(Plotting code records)
_ _ _ _ _ _ _

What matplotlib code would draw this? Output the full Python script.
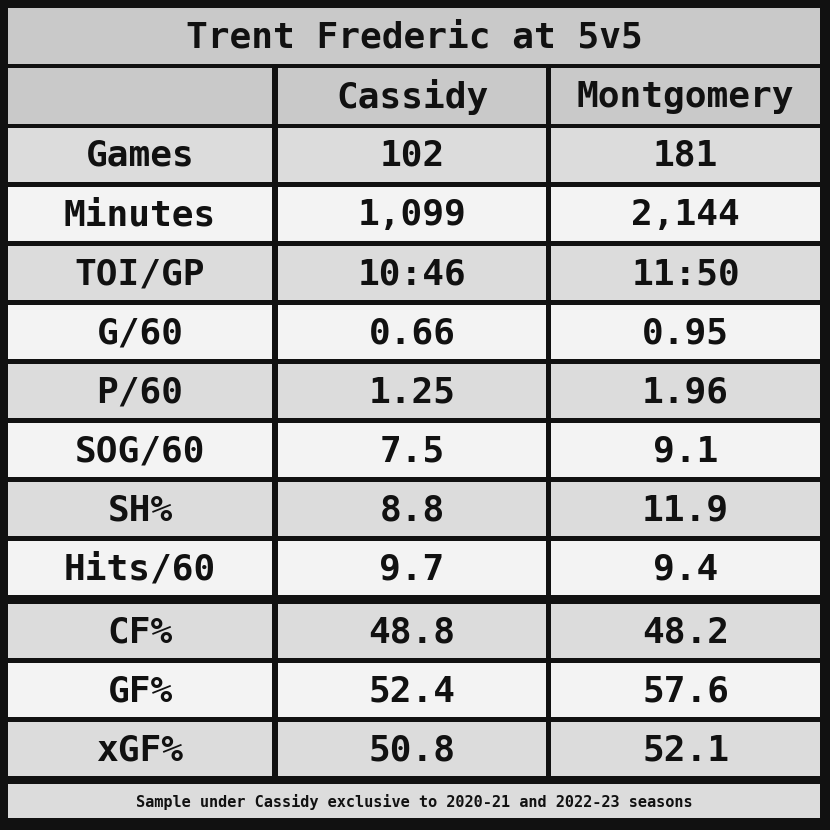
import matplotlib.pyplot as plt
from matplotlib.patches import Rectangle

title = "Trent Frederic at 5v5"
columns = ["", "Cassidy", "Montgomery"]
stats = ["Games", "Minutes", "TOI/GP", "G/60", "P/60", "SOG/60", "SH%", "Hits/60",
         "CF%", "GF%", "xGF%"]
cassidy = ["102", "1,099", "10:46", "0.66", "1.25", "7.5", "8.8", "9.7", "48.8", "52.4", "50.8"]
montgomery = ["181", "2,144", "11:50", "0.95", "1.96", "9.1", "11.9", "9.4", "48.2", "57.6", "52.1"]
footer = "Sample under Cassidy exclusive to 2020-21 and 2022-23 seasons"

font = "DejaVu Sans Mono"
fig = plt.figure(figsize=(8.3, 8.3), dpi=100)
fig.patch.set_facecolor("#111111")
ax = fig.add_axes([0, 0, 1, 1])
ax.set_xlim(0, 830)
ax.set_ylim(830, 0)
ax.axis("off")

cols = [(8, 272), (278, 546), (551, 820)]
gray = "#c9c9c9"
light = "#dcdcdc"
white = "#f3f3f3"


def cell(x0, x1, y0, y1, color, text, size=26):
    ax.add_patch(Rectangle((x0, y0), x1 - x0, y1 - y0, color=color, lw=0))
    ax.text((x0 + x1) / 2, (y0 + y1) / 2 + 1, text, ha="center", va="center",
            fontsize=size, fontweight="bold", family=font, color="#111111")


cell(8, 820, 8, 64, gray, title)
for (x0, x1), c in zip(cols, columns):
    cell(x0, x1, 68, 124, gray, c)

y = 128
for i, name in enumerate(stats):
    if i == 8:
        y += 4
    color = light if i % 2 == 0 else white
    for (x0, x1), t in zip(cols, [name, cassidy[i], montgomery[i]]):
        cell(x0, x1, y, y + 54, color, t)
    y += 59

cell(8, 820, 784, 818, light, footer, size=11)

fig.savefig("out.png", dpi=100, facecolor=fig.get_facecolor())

_ _ _ _ _ _ _

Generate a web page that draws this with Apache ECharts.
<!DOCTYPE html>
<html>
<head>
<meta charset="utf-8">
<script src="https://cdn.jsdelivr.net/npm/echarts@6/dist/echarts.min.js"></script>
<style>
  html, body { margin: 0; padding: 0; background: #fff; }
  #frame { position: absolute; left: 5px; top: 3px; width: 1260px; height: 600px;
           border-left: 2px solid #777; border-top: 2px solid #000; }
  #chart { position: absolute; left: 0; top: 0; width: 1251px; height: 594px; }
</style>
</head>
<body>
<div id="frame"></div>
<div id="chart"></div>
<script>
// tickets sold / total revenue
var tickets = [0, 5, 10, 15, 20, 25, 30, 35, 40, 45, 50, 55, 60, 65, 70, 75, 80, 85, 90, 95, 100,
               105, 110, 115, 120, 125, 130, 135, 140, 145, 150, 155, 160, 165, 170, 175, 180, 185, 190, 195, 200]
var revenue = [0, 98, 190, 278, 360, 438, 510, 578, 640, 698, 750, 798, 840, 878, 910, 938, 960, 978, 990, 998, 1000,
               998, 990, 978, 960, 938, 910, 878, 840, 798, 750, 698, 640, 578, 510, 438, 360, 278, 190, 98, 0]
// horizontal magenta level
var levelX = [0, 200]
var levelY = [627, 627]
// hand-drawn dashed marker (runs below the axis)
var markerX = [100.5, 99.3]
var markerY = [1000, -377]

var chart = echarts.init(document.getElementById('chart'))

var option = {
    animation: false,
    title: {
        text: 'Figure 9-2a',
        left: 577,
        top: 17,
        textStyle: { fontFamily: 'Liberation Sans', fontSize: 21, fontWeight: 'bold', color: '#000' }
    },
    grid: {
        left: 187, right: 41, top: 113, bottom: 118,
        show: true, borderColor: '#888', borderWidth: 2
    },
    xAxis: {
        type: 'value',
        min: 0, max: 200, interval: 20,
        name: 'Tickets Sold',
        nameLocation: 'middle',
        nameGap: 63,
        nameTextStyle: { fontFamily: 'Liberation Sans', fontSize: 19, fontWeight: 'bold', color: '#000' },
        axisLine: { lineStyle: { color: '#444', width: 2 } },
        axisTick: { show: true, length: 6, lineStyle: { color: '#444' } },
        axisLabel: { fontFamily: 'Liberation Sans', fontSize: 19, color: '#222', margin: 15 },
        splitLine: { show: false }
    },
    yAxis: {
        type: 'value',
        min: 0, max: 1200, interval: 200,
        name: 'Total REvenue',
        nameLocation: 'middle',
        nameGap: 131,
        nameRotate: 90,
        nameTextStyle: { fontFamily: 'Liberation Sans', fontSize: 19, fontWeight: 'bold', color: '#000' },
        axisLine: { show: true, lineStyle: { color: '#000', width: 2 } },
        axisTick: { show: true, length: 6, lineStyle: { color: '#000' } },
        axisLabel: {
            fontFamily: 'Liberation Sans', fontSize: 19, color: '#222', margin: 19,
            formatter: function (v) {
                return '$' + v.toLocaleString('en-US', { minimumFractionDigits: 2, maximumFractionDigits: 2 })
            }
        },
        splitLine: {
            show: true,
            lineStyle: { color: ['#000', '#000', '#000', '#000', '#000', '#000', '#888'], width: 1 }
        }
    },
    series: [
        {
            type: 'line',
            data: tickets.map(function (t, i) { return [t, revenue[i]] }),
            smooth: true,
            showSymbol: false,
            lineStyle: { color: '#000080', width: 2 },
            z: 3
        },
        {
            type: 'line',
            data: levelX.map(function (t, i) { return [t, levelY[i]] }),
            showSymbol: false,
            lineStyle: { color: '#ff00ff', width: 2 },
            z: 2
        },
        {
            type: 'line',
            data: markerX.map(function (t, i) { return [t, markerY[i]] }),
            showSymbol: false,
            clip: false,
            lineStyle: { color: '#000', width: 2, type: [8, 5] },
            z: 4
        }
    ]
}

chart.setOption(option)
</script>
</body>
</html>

_ _ _ _ _ _ _

*Task directions*: Transcribe exactly the lines between the one containing "What matplotlib code" and the one containing "from matplotlib.patches import Rectangle", counting both ends. Pictures are not copied.

*Written response*:
What matplotlib code would draw this? Output the full Python script.
import matplotlib.pyplot as plt
from matplotlib.patches import Rectangle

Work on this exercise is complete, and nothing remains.